Would a wackier, Guardians of the Galaxy vibe work in a Star Wars film? Would Captain America: The Winter Soldier’s conspiracy and political intrigue work in a Star Wars film, or would that feel too much like the plodding scene in the prequel trilogy?

Or did Disney spend $4 billion for the rights to make one kind of movie, with a built-in impassioned fan base . . . forever?

ADDENDA: John Podhoretz liked Deadpool 2, and I did too, but I’ll make one observation. One of the things that made the first Deadpool movie feel so fresh, surprising, and different was the relatively smaller budget and limited scale.
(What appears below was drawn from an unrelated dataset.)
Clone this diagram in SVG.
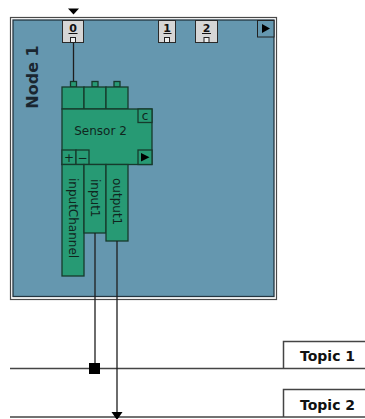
<svg xmlns="http://www.w3.org/2000/svg" width="365" height="419" viewBox="0 0 365 419">
<defs>
<style>
.port{fill:#d6d6d6;stroke:#2a2a2a;stroke-width:1}
.pnum{font-family:"DejaVu Sans",sans-serif;font-weight:bold;font-size:11px;fill:#111;text-anchor:middle}
.g{fill:#279a74;stroke:#163a2c;stroke-width:1.3}
.gt{font-family:"DejaVu Sans",sans-serif;font-size:12px;fill:#10261e}
.wire{stroke:#1e1e1e;stroke-width:1.3;fill:none}
.topic{stroke:#444;stroke-width:1.5;fill:none}
.tt{font-family:"DejaVu Sans",sans-serif;font-weight:bold;font-size:14px;fill:#111}
</style>
</defs>
<rect width="365" height="419" fill="#fff"/>
<g id="node1">
<rect x="10.5" y="17.5" width="266" height="282" fill="#fff" stroke="#4a4a4a" stroke-width="1.2"/>
<rect x="13" y="20" width="261" height="276.5" fill="#6597af" stroke="#233540" stroke-width="1.3"/>
<text transform="translate(38,77) rotate(-90)" text-anchor="middle" font-family="DejaVu Sans,sans-serif" font-weight="bold" font-size="16" fill="#1a2630">Node 1</text>
<g id="port0">
<rect class="port" x="62.5" y="20.5" width="21" height="22"/>
<text class="pnum" x="73" y="32">0</text>
<line x1="68.5" y1="33.5" x2="77.5" y2="33.5" stroke="#111" stroke-width="1"/>
<rect x="70.5" y="37.5" width="5" height="5" fill="#eee" stroke="#222" stroke-width="1"/>
</g>
<g id="port1">
<rect class="port" x="158.5" y="20.5" width="17" height="22"/>
<text class="pnum" x="167" y="32">1</text>
<line x1="163.5" y1="33.5" x2="171.5" y2="33.5" stroke="#111" stroke-width="1"/>
<rect x="164.5" y="37.5" width="5" height="5" fill="#eee" stroke="#222" stroke-width="1"/>
</g>
<g id="port2">
<rect class="port" x="195.5" y="20.5" width="22" height="22"/>
<text class="pnum" x="206.5" y="32">2</text>
<line x1="202" y1="33.5" x2="211" y2="33.5" stroke="#111" stroke-width="1"/>
<rect x="204" y="37.5" width="5" height="5" fill="#eee" stroke="#222" stroke-width="1"/>
</g>
<g id="nodeplay">
<rect x="257.5" y="20.5" width="16.5" height="16.5" fill="#6597af" stroke="#222" stroke-width="1"/>
<polygon points="262,24 270,28.5 262,33" fill="#000"/>
</g>
</g>
<g id="sensor2">
<rect class="g" x="70.5" y="81.5" width="6" height="5.5"/>
<rect class="g" x="92" y="81.5" width="6" height="5.5"/>
<rect class="g" x="114" y="81.5" width="6" height="5.5"/>
<rect class="g" x="62" y="87" width="22" height="22"/>
<rect class="g" x="84" y="87" width="22" height="22"/>
<rect class="g" x="106" y="87" width="22" height="22"/>
<rect class="g" x="62" y="109" width="90" height="55.5"/>
<rect class="g" x="138" y="109" width="14" height="13.5"/>
<text class="gt" x="145" y="120" text-anchor="middle" font-size="11">c</text>
<text class="gt" x="100.5" y="135" text-anchor="middle">Sensor 2</text>
<rect class="g" x="62" y="150" width="14" height="14.5"/>
<text class="gt" x="69" y="161.5" text-anchor="middle" font-size="12">+</text>
<rect class="g" x="76" y="150" width="13" height="14.5"/>
<text class="gt" x="82.5" y="161.5" text-anchor="middle" font-size="12">−</text>
<rect class="g" x="138" y="150" width="14" height="14.5"/>
<polygon points="141,153 149.5,157.3 141,161.5" fill="#000"/>
<rect class="g" x="62" y="164.5" width="22" height="111.5"/>
<text class="gt" transform="translate(69,178) rotate(90)">inputChannel</text>
<rect class="g" x="84" y="164.5" width="22" height="68.5"/>
<text class="gt" transform="translate(91,179) rotate(90)">input1</text>
<rect class="g" x="106" y="164.5" width="22" height="76.5"/>
<text class="gt" transform="translate(113,178) rotate(90)">output1</text>
</g>
<g id="topic1">
<path class="topic" d="M10,368.5 H365 M283.5,368.5 V341.5 H365"/>
<text class="tt" x="300" y="361">Topic 1</text>
</g>
<g id="topic2">
<path class="topic" d="M10,417 H365 M283.5,417 V389.5 H365"/>
<text class="tt" x="300" y="410">Topic 2</text>
</g>
<g id="connectors">
<polygon points="68,8.5 79,8.5 73.5,14.5" fill="#000"/>
<line class="wire" x1="73.5" y1="43" x2="73.5" y2="81.5"/>
<line class="wire" x1="95" y1="233" x2="95" y2="368"/>
<rect x="89" y="363" width="11" height="11" fill="#000"/>
<line class="wire" x1="117" y1="241" x2="117" y2="413"/>
<polygon points="111.5,412 122.5,412 117,420" fill="#000"/>
</g>
</svg>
It was as if Ryan Reynolds and crew scoffed at the idea that a superhero film had to be a big, elaborate epic, and they gambled that they could create a rollicking nearly-two-hour story with just a basic wisecracking-jerk-seeks-revenge-and-tries-to-rescue-girlfriend plot — no fate of the world at stake, no hunt-for-the-magic-Mcguffin, no we’ve-got-to-shut-down-that-machine-to-stop-that-giant-light-in-the-sky-and-doomsday third act. It was one step removed from a ’90s Steven Seagal movie with Don Rickles in the lead role.

Deadpool 2 is a bigger movie in just about every sense, and it starts to feel a little bit more like the summer blockbuster it was originally mocking — more characters, more elaborate sets, multiple villains, wildly destructive urban chases. It’s funny, it’s fun, it’s full of surprises . . . but once a couple of computer-generated-effect characters start pummeling each other, Deadpool 2 starts to get a little less distinguishable from the other X-Men movies, and/or the Avengers films and/or the deeply disappointing Justice League.